Pictures are not part of the copy. Retype the lines from the first one through the line that contains "const tSteps = [0, 0.1, 0.3, 0.5, 0.7, 0.9, 1];".

____ Source excerpt

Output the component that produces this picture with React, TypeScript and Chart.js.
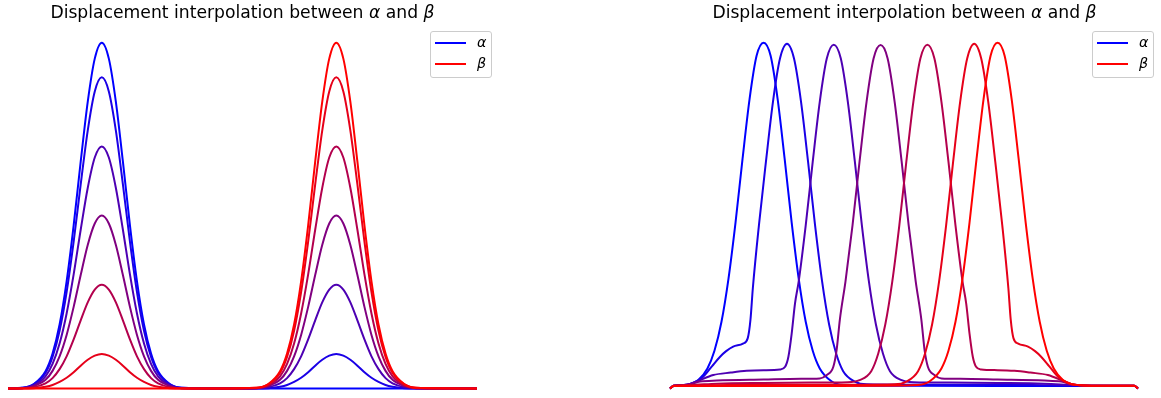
import React, { useEffect, useRef } from "react";
import { Chart, registerables } from "chart.js";

Chart.register(...registerables);

// ---------- text ----------
const titleText = "Displacement interpolation between";
const legendLabels = ["α", "β"];
// interpolation times t (0 = α, 1 = β)
const tSteps = [0, 0.1, 0.3, 0.5, 0.7, 0.9, 1];

// ---------- left panel : values on a shared x grid ----------
const leftX = [0, 0.03, 0.055, 0.08, 0.095, 0.11, 0.125, 0.14, 0.155, 0.17, 0.185, 0.2, 0.215, 0.23, 0.245, 0.26, 0.275, 0.29, 0.305, 0.32, 0.345, 0.37, 0.45, 0.53, 0.555, 0.58, 0.595, 0.61, 0.625, 0.64, 0.655, 0.67, 0.685, 0.7, 0.715, 0.73, 0.745, 0.76, 0.775, 0.79, 0.805, 0.82, 0.845, 0.87, 1];
const leftT00 = [0, 0.002, 0.013, 0.050, 0.101, 0.185, 0.310, 0.472, 0.656, 0.829, 0.954, 1.000, 0.954, 0.829, 0.656, 0.472, 0.310, 0.185, 0.101, 0.050, 0.013, 0.002, 0, 0, 0, 0, 0, 0, 0, 0, 0, 0, 0, 0, 0, 0, 0, 0, 0, 0, 0, 0, 0, 0, 0];
const leftT01 = [0, 0.002, 0.012, 0.045, 0.091, 0.167, 0.279, 0.425, 0.590, 0.746, 0.859, 0.900, 0.859, 0.746, 0.590, 0.425, 0.279, 0.167, 0.091, 0.045, 0.012, 0.002, 0, 0.000, 0.001, 0.005, 0.010, 0.019, 0.031, 0.047, 0.066, 0.083, 0.095, 0.100, 0.095, 0.083, 0.066, 0.047, 0.031, 0.019, 0.010, 0.005, 0.001, 0.000, 0];
const leftT03 = [0, 0.001, 0.009, 0.035, 0.071, 0.130, 0.217, 0.330, 0.459, 0.580, 0.668, 0.700, 0.668, 0.580, 0.459, 0.330, 0.217, 0.130, 0.071, 0.035, 0.009, 0.001, 0, 0.001, 0.004, 0.015, 0.030, 0.056, 0.093, 0.142, 0.197, 0.249, 0.286, 0.300, 0.286, 0.249, 0.197, 0.142, 0.093, 0.056, 0.030, 0.015, 0.004, 0.001, 0];
const leftT05 = [0, 0.001, 0.007, 0.025, 0.051, 0.093, 0.155, 0.236, 0.328, 0.415, 0.477, 0.500, 0.477, 0.415, 0.328, 0.236, 0.155, 0.093, 0.051, 0.025, 0.007, 0.001, 0, 0.001, 0.007, 0.025, 0.051, 0.093, 0.155, 0.236, 0.328, 0.415, 0.477, 0.500, 0.477, 0.415, 0.328, 0.236, 0.155, 0.093, 0.051, 0.025, 0.007, 0.001, 0];
const leftT07 = [0, 0.001, 0.004, 0.015, 0.030, 0.056, 0.093, 0.142, 0.197, 0.249, 0.286, 0.300, 0.286, 0.249, 0.197, 0.142, 0.093, 0.056, 0.030, 0.015, 0.004, 0.001, 0, 0.001, 0.009, 0.035, 0.071, 0.130, 0.217, 0.330, 0.459, 0.580, 0.668, 0.700, 0.668, 0.580, 0.459, 0.330, 0.217, 0.130, 0.071, 0.035, 0.009, 0.001, 0];
const leftT09 = [0, 0.000, 0.001, 0.005, 0.010, 0.019, 0.031, 0.047, 0.066, 0.083, 0.095, 0.100, 0.095, 0.083, 0.066, 0.047, 0.031, 0.019, 0.010, 0.005, 0.001, 0.000, 0, 0.002, 0.012, 0.045, 0.091, 0.167, 0.279, 0.425, 0.590, 0.746, 0.859, 0.900, 0.859, 0.746, 0.590, 0.425, 0.279, 0.167, 0.091, 0.045, 0.012, 0.002, 0];
const leftT10 = [0, 0, 0, 0, 0, 0, 0, 0, 0, 0, 0, 0, 0, 0, 0, 0, 0, 0, 0, 0, 0, 0, 0, 0.002, 0.013, 0.050, 0.101, 0.185, 0.310, 0.472, 0.656, 0.829, 0.954, 1.000, 0.954, 0.829, 0.656, 0.472, 0.310, 0.185, 0.101, 0.050, 0.013, 0.002, 0];
const leftSeries = [leftT00, leftT01, leftT03, leftT05, leftT07, leftT09, leftT10];

// ---------- right panel : each curve has its own x samples ----------
const rightX00 = [0, 0.008, 0.03, 0.043, 0.06, 0.08, 0.095, 0.11, 0.125, 0.14, 0.155, 0.17, 0.185, 0.2, 0.215, 0.23, 0.245, 0.26, 0.275, 0.29, 0.305, 0.32, 0.345, 0.37, 0.45, 0.7, 0.992, 1];
const rightY00 = [0, 0.008, 0.010, 0.013, 0.024, 0.058, 0.109, 0.193, 0.318, 0.480, 0.664, 0.837, 0.962, 1.0, 0.962, 0.837, 0.664, 0.480, 0.318, 0.193, 0.109, 0.058, 0.021, 0.010, 0.008, 0.007, 0.007, 0];

const rightX01 = [0, 0.008, 0.03, 0.043, 0.071, 0.09, 0.107, 0.12, 0.135, 0.156, 0.166, 0.172, 0.177, 0.19, 0.205, 0.22, 0.235, 0.25, 0.265, 0.28, 0.295, 0.31, 0.325, 0.34, 0.355, 0.37, 0.395, 0.42, 0.5, 0.7, 0.85, 0.992, 1];
const rightY01 = [0, 0.008, 0.010, 0.013, 0.034, 0.065, 0.092, 0.108, 0.121, 0.130, 0.145, 0.20, 0.29, 0.472, 0.656, 0.829, 0.954, 0.997, 0.954, 0.829, 0.656, 0.472, 0.310, 0.185, 0.101, 0.050, 0.020, 0.012, 0.011, 0.011, 0.009, 0.008, 0];

const rightX03 = [0, 0.008, 0.03, 0.043, 0.06, 0.0925, 0.13, 0.164, 0.2, 0.235, 0.246, 0.253, 0.26, 0.267, 0.275, 0.29, 0.305, 0.32, 0.335, 0.35, 0.365, 0.38, 0.395, 0.41, 0.425, 0.44, 0.455, 0.47, 0.495, 0.52, 0.6, 0.7, 0.8, 0.86, 0.9, 0.992, 1];
const rightY03 = [0, 0.008, 0.010, 0.013, 0.022, 0.039, 0.046, 0.051, 0.053, 0.055, 0.063, 0.092, 0.159, 0.245, 0.310, 0.472, 0.656, 0.829, 0.954, 0.994, 0.954, 0.829, 0.656, 0.472, 0.310, 0.185, 0.101, 0.050, 0.024, 0.018, 0.017, 0.016, 0.014, 0.010, 0.008, 0.008, 0];

const rightX05 = [0, 0.008, 0.03, 0.043, 0.064, 0.1, 0.2, 0.28, 0.32, 0.335, 0.349, 0.356, 0.363, 0.375, 0.39, 0.405, 0.42, 0.435, 0.45, 0.465, 0.48, 0.495, 0.51, 0.525, 0.537, 0.544, 0.551, 0.565, 0.58, 0.62, 0.7, 0.8, 0.836, 0.857, 0.87, 0.9, 0.992, 1];
const rightY05 = [0, 0.008, 0.010, 0.013, 0.020, 0.023, 0.026, 0.028, 0.029, 0.039, 0.063, 0.111, 0.200, 0.310, 0.472, 0.656, 0.829, 0.954, 0.993, 0.954, 0.829, 0.656, 0.472, 0.310, 0.200, 0.111, 0.063, 0.039, 0.029, 0.028, 0.026, 0.023, 0.020, 0.013, 0.010, 0.008, 0.008, 0];

const rightX07 = [0, 0.008, 0.04, 0.1, 0.2, 0.3, 0.38, 0.405, 0.43, 0.445, 0.46, 0.475, 0.49, 0.505, 0.52, 0.535, 0.55, 0.565, 0.58, 0.595, 0.61, 0.625, 0.633, 0.64, 0.647, 0.654, 0.665, 0.7, 0.736, 0.77, 0.8075, 0.84, 0.857, 0.87, 0.9, 0.992, 1];
const rightY07 = [0, 0.008, 0.010, 0.014, 0.016, 0.017, 0.018, 0.024, 0.050, 0.101, 0.185, 0.310, 0.472, 0.656, 0.829, 0.954, 0.994, 0.954, 0.829, 0.656, 0.472, 0.310, 0.245, 0.159, 0.092, 0.063, 0.055, 0.053, 0.051, 0.046, 0.039, 0.022, 0.013, 0.010, 0.008, 0.008, 0];

const rightX09 = [0, 0.008, 0.05, 0.2, 0.4, 0.48, 0.505, 0.53, 0.545, 0.56, 0.575, 0.59, 0.605, 0.62, 0.635, 0.65, 0.665, 0.68, 0.695, 0.71, 0.723, 0.728, 0.734, 0.744, 0.765, 0.78, 0.793, 0.81, 0.829, 0.857, 0.87, 0.9, 0.992, 1];
const rightY09 = [0, 0.008, 0.009, 0.011, 0.011, 0.012, 0.020, 0.050, 0.101, 0.185, 0.310, 0.472, 0.656, 0.829, 0.954, 0.997, 0.954, 0.829, 0.656, 0.472, 0.29, 0.20, 0.145, 0.130, 0.121, 0.108, 0.092, 0.065, 0.034, 0.013, 0.010, 0.008, 0.008, 0];

const rightX10 = [0, 0.008, 0.2, 0.45, 0.53, 0.555, 0.58, 0.595, 0.61, 0.625, 0.64, 0.655, 0.67, 0.685, 0.7, 0.715, 0.73, 0.745, 0.76, 0.775, 0.79, 0.805, 0.82, 0.84, 0.857, 0.87, 0.9, 0.992, 1];
const rightY10 = [0, 0.007, 0.007, 0.008, 0.010, 0.021, 0.058, 0.109, 0.193, 0.318, 0.480, 0.664, 0.837, 0.962, 1.0, 0.962, 0.837, 0.664, 0.480, 0.318, 0.193, 0.109, 0.058, 0.024, 0.013, 0.010, 0.008, 0.008, 0];

const rightXs = [rightX00, rightX01, rightX03, rightX05, rightX07, rightX09, rightX10];
const rightYs = [rightY00, rightY01, rightY03, rightY05, rightY07, rightY09, rightY10];

// ---------- helpers ----------
const colorFor = (t: number) => `rgb(${Math.round(255 * t)},0,${Math.round(255 * (1 - t))})`;

type Curve = { xs: number[]; ys: number[] };

function Panel(props: {
  curves: Curve[];
  left: number;
  width: number;
  height: number;
  padding: { left: number; right: number; top: number; bottom: number };
  yMin: number;
  yMax: number;
}) {
  const ref = useRef<HTMLCanvasElement | null>(null);
  useEffect(() => {
    if (!ref.current) return;
    const n = props.curves.length;
    const chart = new Chart(ref.current, {
      type: "line",
      data: {
        datasets: props.curves.map((c, i) => ({
          label: "t=" + tSteps[i],
          data: c.xs.map((x, k) => ({ x, y: c.ys[k] })),
          borderColor: colorFor(tSteps[i]),
          backgroundColor: colorFor(tSteps[i]),
          borderWidth: 2,
          pointRadius: 0,
          fill: false,
          cubicInterpolationMode: "monotone" as const,
          clip: false as any,
          order: n - 1 - i,
        })),
      },
      options: {
        animation: false,
        responsive: false,
        maintainAspectRatio: false,
        devicePixelRatio: 1,
        layout: { padding: props.padding },
        plugins: {
          legend: { display: false },
          title: { display: false },
          tooltip: { enabled: false },
        },
        events: [],
        scales: {
          x: { type: "linear", min: 0, max: 1, display: false, bounds: "data" },
          y: { type: "linear", min: props.yMin, max: props.yMax, display: false, bounds: "data" },
        },
      },
    });
    return () => chart.destroy();
  }, []);
  return (
    <canvas
      ref={ref}
      width={props.width}
      height={props.height}
      style={{ position: "absolute", left: props.left, top: 0, width: props.width, height: props.height }}
    />
  );
}

function Title(props: { center: number }) {
  return (
    <div
      style={{
        position: "absolute",
        left: props.center - 300,
        top: 2,
        width: 600,
        textAlign: "center",
        fontFamily: "'DejaVu Sans', sans-serif",
        fontSize: "17.2px",
        lineHeight: "20px",
        color: "#000",
        whiteSpace: "nowrap",
      }}
    >
      {titleText} <i>{legendLabels[0]}</i> and <i>{legendLabels[1]}</i>
    </div>
  );
}

function Legend(props: { left: number }) {
  const L = props.left;
  const line = (top: number, color: string) => (
    <div style={{ position: "absolute", left: L + 5, top, width: 31, height: 2, background: color }} />
  );
  const label = (top: number, text: string) => (
    <div
      style={{
        position: "absolute",
        left: L + 47,
        top,
        fontFamily: "'DejaVu Sans', sans-serif",
        fontStyle: "italic",
        fontSize: "14.3px",
        lineHeight: "16px",
        color: "#000",
        whiteSpace: "nowrap",
      }}
    >
      {text}
    </div>
  );
  return (
    <>
      <div
        style={{
          position: "absolute",
          left: L,
          top: 31,
          width: 62,
          height: 47,
          boxSizing: "border-box",
          border: "1px solid #cccccc",
          borderRadius: 3,
          background: "rgba(255,255,255,0.8)",
        }}
      />
      {line(41.7, colorFor(0))}
      {line(63.3, colorFor(1))}
      {label(34, legendLabels[0])}
      {label(55, legendLabels[1])}
    </>
  );
}

export default function App() {
  const leftCurves: Curve[] = leftSeries.map((ys) => ({ xs: leftX, ys }));
  const rightCurves: Curve[] = rightXs.map((xs, i) => ({ xs, ys: rightYs[i] }));
  // y: 0 -> 388.5 px, 1 -> 42.7 px ; chart area 25..396
  const yMin = -0.02169;
  const yMax = 1.05119;
  return (
    <div style={{ position: "fixed", left: 0, top: 0, width: 1161, height: 398, background: "#fff", overflow: "hidden" }}>
      <Panel curves={leftCurves} left={0} width={580} height={398} padding={{ left: 8, right: 103, top: 25, bottom: 2 }} yMin={yMin} yMax={yMax} />
      <Panel curves={rightCurves} left={580} width={581} height={398} padding={{ left: 90, right: 23, top: 25, bottom: 2 }} yMin={yMin} yMax={yMax} />
      <Title center={242.5} />
      <Title center={904.5} />
      <Legend left={430} />
      <Legend left={1092} />
    </div>
  );
}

________

The solution —
Output the component that produces this picture with React, TypeScript and Chart.js.
import React, { useEffect, useRef } from "react";
import { Chart, registerables } from "chart.js";

Chart.register(...registerables);

// ---------- text ----------
const titleText = "Displacement interpolation between";
const legendLabels = ["α", "β"];
// interpolation times t (0 = α, 1 = β)
const tSteps = [0, 0.1, 0.3, 0.5, 0.7, 0.9, 1];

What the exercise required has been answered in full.